§ DIRECTIONS
Copy out each line below that has the word "React" in it.
▬▬▬▬▬▬▬▬▬▬
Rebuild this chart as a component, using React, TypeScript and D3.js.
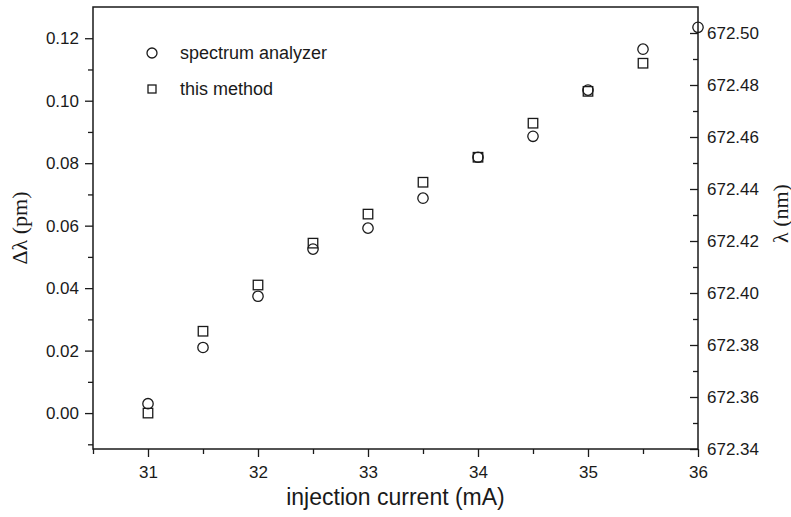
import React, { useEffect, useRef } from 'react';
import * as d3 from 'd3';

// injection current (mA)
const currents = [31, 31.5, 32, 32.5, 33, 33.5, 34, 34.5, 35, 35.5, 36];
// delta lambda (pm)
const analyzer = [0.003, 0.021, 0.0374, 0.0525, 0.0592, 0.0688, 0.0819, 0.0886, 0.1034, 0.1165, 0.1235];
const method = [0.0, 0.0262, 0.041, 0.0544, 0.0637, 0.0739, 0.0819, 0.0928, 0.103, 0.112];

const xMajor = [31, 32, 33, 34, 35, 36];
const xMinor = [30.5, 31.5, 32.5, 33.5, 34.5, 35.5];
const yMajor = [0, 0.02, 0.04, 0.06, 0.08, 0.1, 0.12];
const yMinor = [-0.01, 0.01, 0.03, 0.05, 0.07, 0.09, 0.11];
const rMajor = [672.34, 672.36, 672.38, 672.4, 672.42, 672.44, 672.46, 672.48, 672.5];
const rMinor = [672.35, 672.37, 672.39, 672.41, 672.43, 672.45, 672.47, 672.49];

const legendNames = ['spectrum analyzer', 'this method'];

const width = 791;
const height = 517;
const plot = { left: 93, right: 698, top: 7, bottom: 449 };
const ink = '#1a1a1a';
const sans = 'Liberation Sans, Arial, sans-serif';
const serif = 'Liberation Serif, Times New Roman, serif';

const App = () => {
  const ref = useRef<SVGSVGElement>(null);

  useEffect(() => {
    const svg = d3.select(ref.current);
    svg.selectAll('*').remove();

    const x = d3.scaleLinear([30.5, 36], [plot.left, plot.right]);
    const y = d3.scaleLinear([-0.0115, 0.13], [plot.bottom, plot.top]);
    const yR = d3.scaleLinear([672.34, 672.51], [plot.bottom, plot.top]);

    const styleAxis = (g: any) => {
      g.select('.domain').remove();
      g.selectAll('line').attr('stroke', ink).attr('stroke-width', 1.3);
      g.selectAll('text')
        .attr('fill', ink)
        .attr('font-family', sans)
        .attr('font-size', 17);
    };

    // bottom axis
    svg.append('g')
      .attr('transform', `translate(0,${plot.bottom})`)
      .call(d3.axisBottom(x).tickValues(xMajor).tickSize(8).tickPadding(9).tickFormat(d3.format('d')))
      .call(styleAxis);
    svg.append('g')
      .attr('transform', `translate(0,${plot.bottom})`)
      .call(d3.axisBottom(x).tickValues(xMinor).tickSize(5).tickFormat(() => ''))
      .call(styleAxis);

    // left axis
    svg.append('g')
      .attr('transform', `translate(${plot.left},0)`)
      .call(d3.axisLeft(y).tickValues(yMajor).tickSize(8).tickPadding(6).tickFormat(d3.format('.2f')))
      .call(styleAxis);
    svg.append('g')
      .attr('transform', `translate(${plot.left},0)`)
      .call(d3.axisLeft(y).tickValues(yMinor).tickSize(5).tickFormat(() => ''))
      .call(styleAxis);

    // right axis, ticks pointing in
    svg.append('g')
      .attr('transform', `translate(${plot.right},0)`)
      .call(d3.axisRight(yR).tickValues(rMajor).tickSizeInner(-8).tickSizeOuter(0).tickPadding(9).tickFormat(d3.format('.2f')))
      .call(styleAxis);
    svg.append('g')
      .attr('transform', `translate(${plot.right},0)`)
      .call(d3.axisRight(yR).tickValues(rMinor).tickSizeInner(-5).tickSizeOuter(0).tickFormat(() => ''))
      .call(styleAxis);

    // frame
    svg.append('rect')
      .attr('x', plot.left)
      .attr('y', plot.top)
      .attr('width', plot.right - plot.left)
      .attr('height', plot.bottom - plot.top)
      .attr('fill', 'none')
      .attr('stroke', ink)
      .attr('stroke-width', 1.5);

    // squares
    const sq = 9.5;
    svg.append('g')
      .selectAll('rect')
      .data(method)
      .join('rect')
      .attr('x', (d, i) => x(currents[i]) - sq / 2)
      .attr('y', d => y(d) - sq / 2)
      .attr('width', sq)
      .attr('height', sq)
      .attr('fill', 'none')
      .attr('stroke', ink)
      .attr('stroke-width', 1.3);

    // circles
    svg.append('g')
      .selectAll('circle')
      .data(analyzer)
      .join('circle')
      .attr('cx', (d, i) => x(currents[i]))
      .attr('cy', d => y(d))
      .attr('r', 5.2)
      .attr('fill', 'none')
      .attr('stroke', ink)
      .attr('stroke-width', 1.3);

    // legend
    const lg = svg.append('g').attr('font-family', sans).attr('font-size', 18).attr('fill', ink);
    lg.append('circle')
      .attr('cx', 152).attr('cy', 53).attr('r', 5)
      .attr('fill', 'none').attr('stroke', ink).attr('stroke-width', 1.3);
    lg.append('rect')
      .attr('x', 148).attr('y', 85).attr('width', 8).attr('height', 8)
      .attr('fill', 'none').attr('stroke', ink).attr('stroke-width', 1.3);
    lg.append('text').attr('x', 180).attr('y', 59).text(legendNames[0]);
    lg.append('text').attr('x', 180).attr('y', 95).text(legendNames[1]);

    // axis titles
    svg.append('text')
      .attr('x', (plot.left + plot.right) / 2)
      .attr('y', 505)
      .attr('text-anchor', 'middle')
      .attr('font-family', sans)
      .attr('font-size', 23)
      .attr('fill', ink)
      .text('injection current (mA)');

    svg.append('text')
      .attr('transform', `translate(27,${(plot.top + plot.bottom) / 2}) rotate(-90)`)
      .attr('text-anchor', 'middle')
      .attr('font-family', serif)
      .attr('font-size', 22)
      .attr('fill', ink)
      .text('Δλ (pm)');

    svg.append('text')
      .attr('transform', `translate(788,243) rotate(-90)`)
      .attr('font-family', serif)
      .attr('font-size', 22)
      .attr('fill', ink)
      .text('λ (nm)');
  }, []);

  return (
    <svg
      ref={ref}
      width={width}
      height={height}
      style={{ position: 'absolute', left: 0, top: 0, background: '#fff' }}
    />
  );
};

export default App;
▬▬▬▬▬▬▬▬▬▬
§ EXERCISE RESULT
Rebuild this chart as a component, using React, TypeScript and D3.js.
import React, { useEffect, useRef } from 'react';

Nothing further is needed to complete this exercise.